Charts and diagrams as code
○ ○ ○ ○ ○

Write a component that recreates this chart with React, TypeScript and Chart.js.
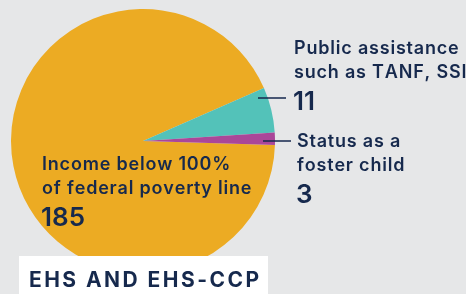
import React, { useEffect, useRef } from "react";
import { Chart, registerables } from "chart.js";

Chart.register(...registerables);

const categories = [
  "Income below 100% of federal poverty line",
  "Public assistance such as TANF, SSI",
  "Status as a foster child",
];
const values = [185, 11, 3];
const colors = ["#ECAB23", "#53C2B9", "#AA4799"];
const labelLines = [
  ["Income below 100%", "of federal poverty line"],
  ["Public assistance", "such as TANF, SSI"],
  ["Status as a", "foster child"],
];
const title = "EHS AND EHS-CCP";

const NAVY = "#16294D";
const FONT = "Inter, 'DejaVu Sans', sans-serif";

function spacedText(ctx: CanvasRenderingContext2D, text: string, x: number, y: number, spacing: number) {
  let cx = x;
  for (const ch of text) {
    ctx.fillText(ch, cx, y);
    cx += ctx.measureText(ch).width + spacing;
  }
}

function naturalWidth(ctx: CanvasRenderingContext2D, text: string) {
  let w = 0;
  for (const ch of text) w += ctx.measureText(ch).width;
  return w;
}

const labelsPlugin = {
  id: "labelsPlugin",
  afterDraw(chart: any) {
    const ctx = chart.ctx as CanvasRenderingContext2D;
    ctx.save();
    ctx.fillStyle = NAVY;
    ctx.textBaseline = "alphabetic";
    ctx.textAlign = "left";

    const drawBlock = (lines: string[], value: number, x: number, y: number) => {
      ctx.font = `600 18px ${FONT}`;
      lines.forEach((l, i) => spacedText(ctx, l, x, y + i * 23.5, 0.8));
      ctx.font = `600 26px ${FONT}`;
      ctx.fillText(String(value), x - 1, y + 23.5 + 32.5);
    };

    drawBlock(labelLines[0], values[0], 42, 170);
    drawBlock(labelLines[1], values[1], 294, 54);
    drawBlock(labelLines[2], values[2], 297, 147);

    ctx.strokeStyle = NAVY;
    ctx.lineWidth = 1.5;
    ctx.beginPath();
    ctx.moveTo(258, 98);
    ctx.lineTo(286, 98);
    ctx.moveTo(263, 141);
    ctx.lineTo(291, 141);
    ctx.stroke();

    ctx.fillStyle = "#FFFFFF";
    ctx.fillRect(19, 256, 249, 40);
    ctx.fillStyle = NAVY;
    ctx.font = `700 21px ${FONT}`;
    const nw = naturalWidth(ctx, title);
    const chars = Array.from(title).length;
    const sp = Math.max(0, (230 - nw) / (chars - 1));
    spacedText(ctx, title, 29, 287, sp);
    ctx.restore();
  },
};

export default function App() {
  const ref = useRef<HTMLCanvasElement | null>(null);
  useEffect(() => {
    document.body.style.margin = "0";
    document.body.style.background = "#E6E7E8";
    if (!ref.current) return;
    const chart = new Chart(ref.current, {
      type: "pie",
      data: {
        labels: categories,
        datasets: [
          {
            data: values,
            backgroundColor: colors,
            borderWidth: 0,
          },
        ],
      },
      options: {
        responsive: false,
        animation: false,
        rotation: 91.7,
        layout: { padding: { left: 11, right: 191, top: 9, bottom: 21 } },
        plugins: {
          legend: { display: false },
          tooltip: { enabled: false },
        },
      },
      plugins: [labelsPlugin],
    });
    return () => chart.destroy();
  }, []);
  return (
    <div style={{ width: 466, height: 294, background: "#E6E7E8" }}>
      <canvas ref={ref} width={466} height={294} style={{ display: "block" }} />
    </div>
  );
}
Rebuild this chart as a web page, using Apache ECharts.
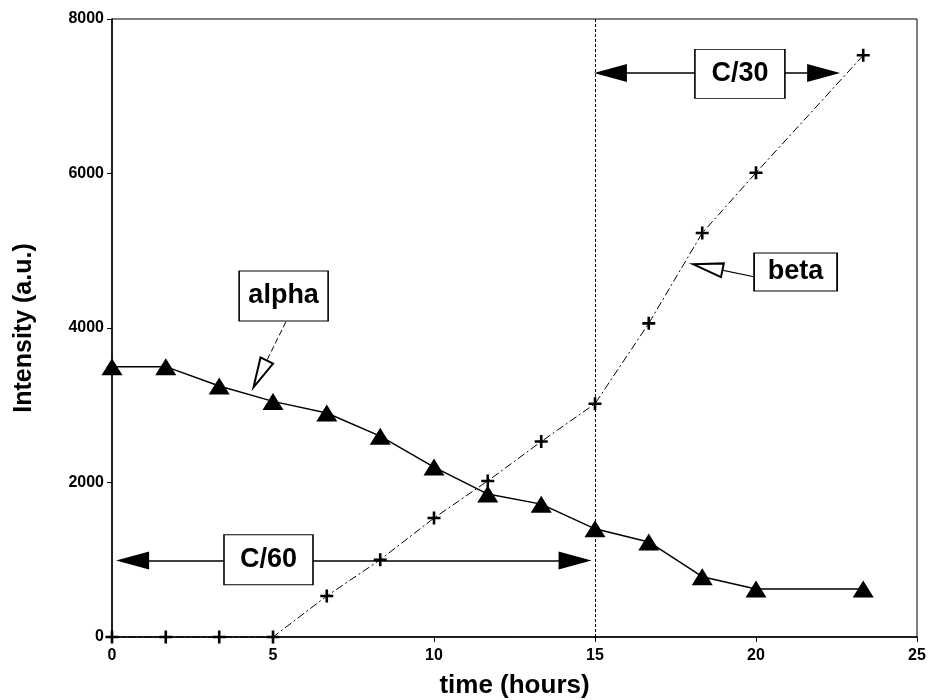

○ ○ ○ ○ ○

Prompt:
Set every line down exactly as written, leaving each picture out.

Correct result:
Write a component that recreates this chart with React, TypeScript and Chart.js.
import React, { useEffect, useRef } from "react";
import { Chart, registerables } from "chart.js";

Chart.register(...registerables);

const categories = [
  "Income below 100% of federal poverty line",
  "Public assistance such as TANF, SSI",
  "Status as a foster child",
];
const values = [185, 11, 3];
const colors = ["#ECAB23", "#53C2B9", "#AA4799"];
const labelLines = [
  ["Income below 100%", "of federal poverty line"],
  ["Public assistance", "such as TANF, SSI"],
  ["Status as a", "foster child"],
];
const title = "EHS AND EHS-CCP";

const NAVY = "#16294D";
const FONT = "Inter, 'DejaVu Sans', sans-serif";

function spacedText(ctx: CanvasRenderingContext2D, text: string, x: number, y: number, spacing: number) {
  let cx = x;
  for (const ch of text) {
    ctx.fillText(ch, cx, y);
    cx += ctx.measureText(ch).width + spacing;
  }
}

function naturalWidth(ctx: CanvasRenderingContext2D, text: string) {
  let w = 0;
  for (const ch of text) w += ctx.measureText(ch).width;
  return w;
}

const labelsPlugin = {
  id: "labelsPlugin",
  afterDraw(chart: any) {
    const ctx = chart.ctx as CanvasRenderingContext2D;
    ctx.save();
    ctx.fillStyle = NAVY;
    ctx.textBaseline = "alphabetic";
    ctx.textAlign = "left";

    const drawBlock = (lines: string[], value: number, x: number, y: number) => {
      ctx.font = `600 18px ${FONT}`;
      lines.forEach((l, i) => spacedText(ctx, l, x, y + i * 23.5, 0.8));
      ctx.font = `600 26px ${FONT}`;
      ctx.fillText(String(value), x - 1, y + 23.5 + 32.5);
    };

    drawBlock(labelLines[0], values[0], 42, 170);
    drawBlock(labelLines[1], values[1], 294, 54);
    drawBlock(labelLines[2], values[2], 297, 147);

    ctx.strokeStyle = NAVY;
    ctx.lineWidth = 1.5;
    ctx.beginPath();
    ctx.moveTo(258, 98);
    ctx.lineTo(286, 98);
    ctx.moveTo(263, 141);
    ctx.lineTo(291, 141);
    ctx.stroke();

    ctx.fillStyle = "#FFFFFF";
    ctx.fillRect(19, 256, 249, 40);
    ctx.fillStyle = NAVY;
    ctx.font = `700 21px ${FONT}`;
    const nw = naturalWidth(ctx, title);
    const chars = Array.from(title).length;
    const sp = Math.max(0, (230 - nw) / (chars - 1));
    spacedText(ctx, title, 29, 287, sp);
    ctx.restore();
  },
};

export default function App() {
  const ref = useRef<HTMLCanvasElement | null>(null);
  useEffect(() => {
    document.body.style.margin = "0";
    document.body.style.background = "#E6E7E8";
    if (!ref.current) return;
    const chart = new Chart(ref.current, {
      type: "pie",
      data: {
        labels: categories,
        datasets: [
          {
            data: values,
            backgroundColor: colors,
            borderWidth: 0,
          },
        ],
      },
      options: {
        responsive: false,
        animation: false,
        rotation: 91.7,
        layout: { padding: { left: 11, right: 191, top: 9, bottom: 21 } },
        plugins: {
          legend: { display: false },
          tooltip: { enabled: false },
        },
      },
      plugins: [labelsPlugin],
    });
    return () => chart.destroy();
  }, []);
  return (
    <div style={{ width: 466, height: 294, background: "#E6E7E8" }}>
      <canvas ref={ref} width={466} height={294} style={{ display: "block" }} />
    </div>
  );
}
Rebuild this chart as a web page, using Apache ECharts.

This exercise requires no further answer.